→ **WRITTEN EXERCISE**
Search the records below for the word "this". Pull out each line that has it.

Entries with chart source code
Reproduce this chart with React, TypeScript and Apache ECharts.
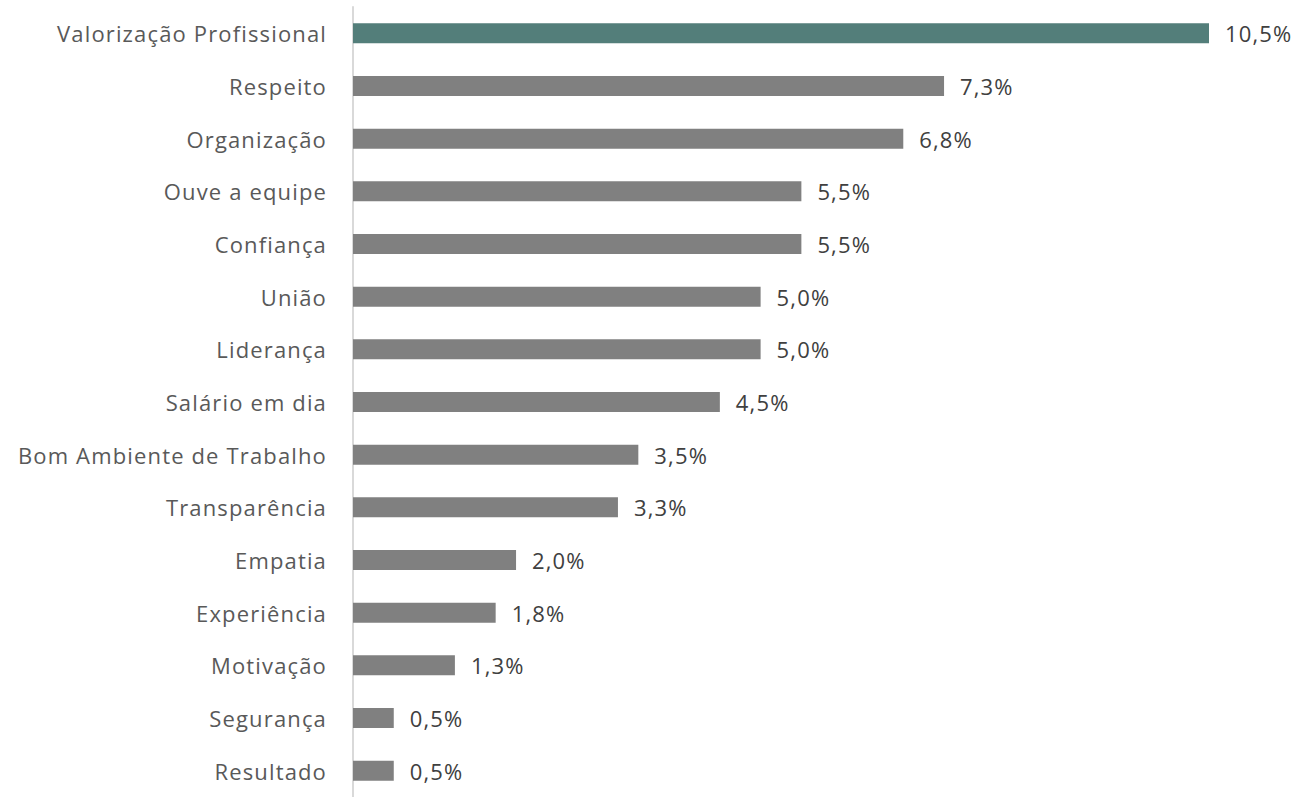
import React, { useEffect, useRef } from "react";
import * as echarts from "echarts";

const categories = [
  "Valorização Profissional",
  "Respeito",
  "Organização",
  "Ouve a equipe",
  "Confiança",
  "União",
  "Liderança",
  "Salário em dia",
  "Bom Ambiente de Trabalho",
  "Transparência",
  "Empatia",
  "Experiência",
  "Motivação",
  "Segurança",
  "Resultado",
];

const values = [10.5, 7.25, 6.75, 5.5, 5.5, 5.0, 5.0, 4.5, 3.5, 3.25, 2.0, 1.75, 1.25, 0.5, 0.5];

const highlightColor = "#537e7a";
const barColor = "#808080";

export default function App() {
  const ref = useRef<HTMLDivElement>(null);
  useEffect(() => {
    document.body.style.margin = "0";
    const chart = echarts.init(ref.current!, null, { renderer: "svg" });
    const font = "'Open Sans', sans-serif";
    chart.setOption({
      animation: false,
      grid: { left: 353, right: 92, top: 7, height: 796, containLabel: false },
      xAxis: {
        type: "value",
        min: 0,
        max: 10.5,
        show: false,
      },
      yAxis: {
        type: "category",
        data: categories,
        inverse: true,
        axisLine: { show: true, lineStyle: { color: "#d9d9d9", width: 2 } },
        axisTick: { show: false },
        axisLabel: {
          color: "#595959",
          fontSize: 22,
          fontFamily: font,
          margin: 26,
        },
        splitLine: { show: false },
      },
      series: [
        {
          type: "bar",
          data: values.map((v, i) => ({
            value: v,
            itemStyle: { color: i === 0 ? highlightColor : barColor },
          })),
          barWidth: 20,
          label: {
            show: true,
            position: "right",
            distance: 16,
            color: "#404040",
            fontSize: 22,
            fontFamily: font,
            formatter: (p: any) => Number(p.value).toFixed(1).replace(".", ",") + "%",
          },
        },
      ],
    });
    return () => chart.dispose();
  }, []);
  return (
    <>
      <style>{`.chart-root svg text { letter-spacing: 1.15px; }`}</style>
      <div
        ref={ref}
        className="chart-root"
        style={{ position: "absolute", left: 0, top: 0, width: 1301, height: 797 }}
      />
    </>
  );
}
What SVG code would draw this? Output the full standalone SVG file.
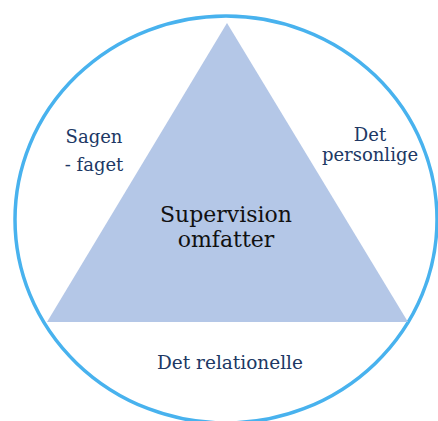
<svg xmlns="http://www.w3.org/2000/svg" width="438" height="421" viewBox="0 0 438 421">
<style>
.lbl{font-family:"DejaVu Serif","Liberation Serif",serif;font-size:18px;fill:#203864;text-anchor:middle}
.main{font-family:"DejaVu Serif","Liberation Serif",serif;font-size:22px;fill:#111;text-anchor:middle}
</style>
<rect width="438" height="421" fill="#fff"/>
<g id="circle"><ellipse cx="226" cy="219.5" rx="211" ry="203.5" fill="none" stroke="#48b2ee" stroke-width="3.5"/></g>
<g id="triangle"><polygon points="227,23 408,322 47,322" fill="#b4c7e7"/>
<text class="main" x="226" y="222">Supervision</text>
<text class="main" x="226" y="247">omfatter</text></g>
<g id="sagen"><text class="lbl" x="94" y="143">Sagen</text><text class="lbl" x="94" y="171">- faget</text></g>
<g id="personlige"><text class="lbl" x="370" y="141">Det</text><text class="lbl" x="370" y="161">personlige</text></g>
<g id="relationelle"><text class="lbl" x="230" y="369" style="font-size:18.5px">Det relationelle</text></g>
</svg>
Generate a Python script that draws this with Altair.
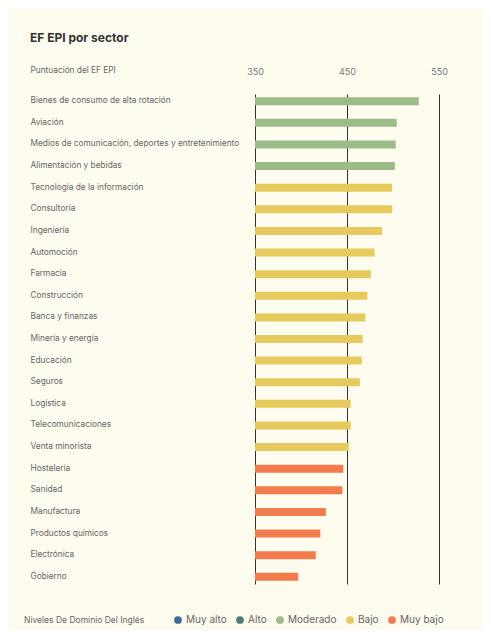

→ **COMPLETED TASK**
Reproduce this chart with React, TypeScript and Apache ECharts.
What SVG code would draw this? Output the full standalone SVG file.
Generate a Python script that draws this with Altair.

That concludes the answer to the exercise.